I’m sitting in bed as I write this. It’s not my bed, mind you; it’s a king size, full-of-pillows, absolutely divine bed located in our room at the Brampton Bed & Breakfast in Chestertown, MD. What am I doing in Chestertown, MD you ask? Celebrating the 3rd anniversary of the day that I married the most wonderful man in the world.
I have mixed feelings though, because there is one part of me that is so very excited to be away from home. We had a luxurious day yesterday filled with all the things that you would do on vacation – good food, relaxation time in the room, a little reading on the huge front porch. But all the while, even while watching the classic “While You Were Sleeping” on the flat panel TV over the fireplace last night, I had this nagging feeling in my heart. I was missing something and that something was our little boy.
For the first time ever, we left him with someone while we went away. Oh he’s in good hands all right, as my sister and her husband are watching him along with their little boy Drew. I’m not worried about that part. But for the first time, we missed tucking him in at night (and the subsequent screams of denial as he fights sleep for a good 15 minutes). We missed seeing him wake up and flash us his huge grin as he does after every nap. We missed feeding him his bottle that he now can hold with his chubby little hands. We missed all of that yesterday and it feels quite strange.

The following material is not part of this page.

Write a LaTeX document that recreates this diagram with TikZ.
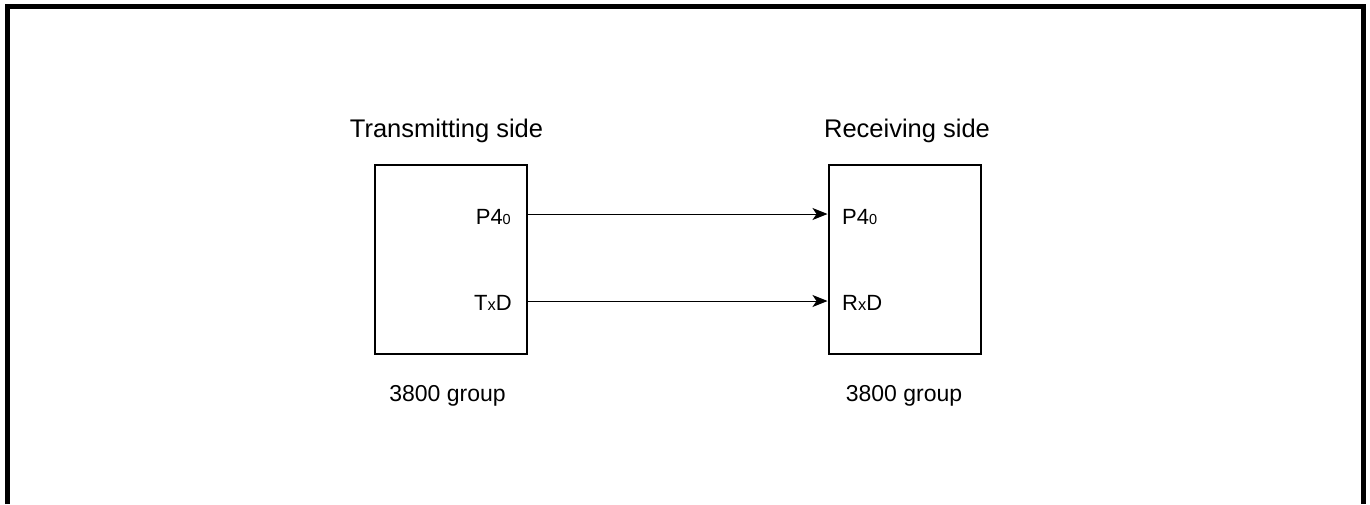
\documentclass[tikz,border=0pt]{standalone}
\usepackage{fontspec}
\setmainfont{Liberation Sans}
\usetikzlibrary{arrows.meta}
\begin{document}
\begin{tikzpicture}[x=1pt,y=-1pt,
  chip/.style={draw,line width=2pt,minimum width=152pt,minimum height=189pt,inner sep=0pt},
  title/.style={font=\fontsize{25.5}{29}\selectfont,anchor=base,inner sep=0pt},
  group/.style={font=\fontsize{23}{27}\selectfont,anchor=base,inner sep=0pt},
  pin/.style={font=\fontsize{22}{25}\selectfont,inner sep=0pt},
  sig/.style={line width=1pt,-{Stealth[length=15pt,width=12pt,inset=4pt]}},
  frame/.style={line width=5pt}]
\useasboundingbox (0,0) rectangle (1370,504);
\draw[frame] (7.5,504) -- (7.5,6.5) -- (1363.5,6.5) -- (1363.5,504);
\node[chip] (tx) at (451,259.5) {};
\node[chip] (rx) at (904.5,259.5) {};
\node[title] (ttx) at (446.5,137) {Transmitting side};
\node[title] (trx) at (907,137) {Receiving side};
\node[group] (gtx) at (447.5,401) {3800 group};
\node[group] (grx) at (904,401) {3800 group};
\newcommand{\sbz}{{\fontsize{14.5}{14.5}\selectfont 0}}
\newcommand{\smx}{{\fontsize{16.5}{16.5}\selectfont x}}
\node[pin,anchor=base east] (ltxp) at (511,224) {P4\sbz};
\node[pin,anchor=base east] (ltxd) at (512,310) {T\smx D};
\node[pin,anchor=base west] (lrxp) at (842,224) {P4\sbz};
\node[pin,anchor=base west] (lrxd) at (842,310) {R\smx D};
\coordinate (y1) at (0,214);
\coordinate (y2) at (0,301);
\draw[sig] (tx.east |- y1) -- (rx.west |- y1);
\draw[sig] (tx.east |- y2) -- (rx.west |- y2);
\end{tikzpicture}
\end{document}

Which is why, even after enjoying every single minute of this brief getaway, I am looking forward to being home this afternoon. I’m looking forward to seeing my little guy and making sure that he hasn’t forgotten me. I fully plan on hugging him and smothering him with kisses as soon as we walk in the door, whether he wants me to or not. In only a few short hours, I’ll look into those big beautiful eyes and tell him that I missed him so.
There are definitely no mixed feelings about that.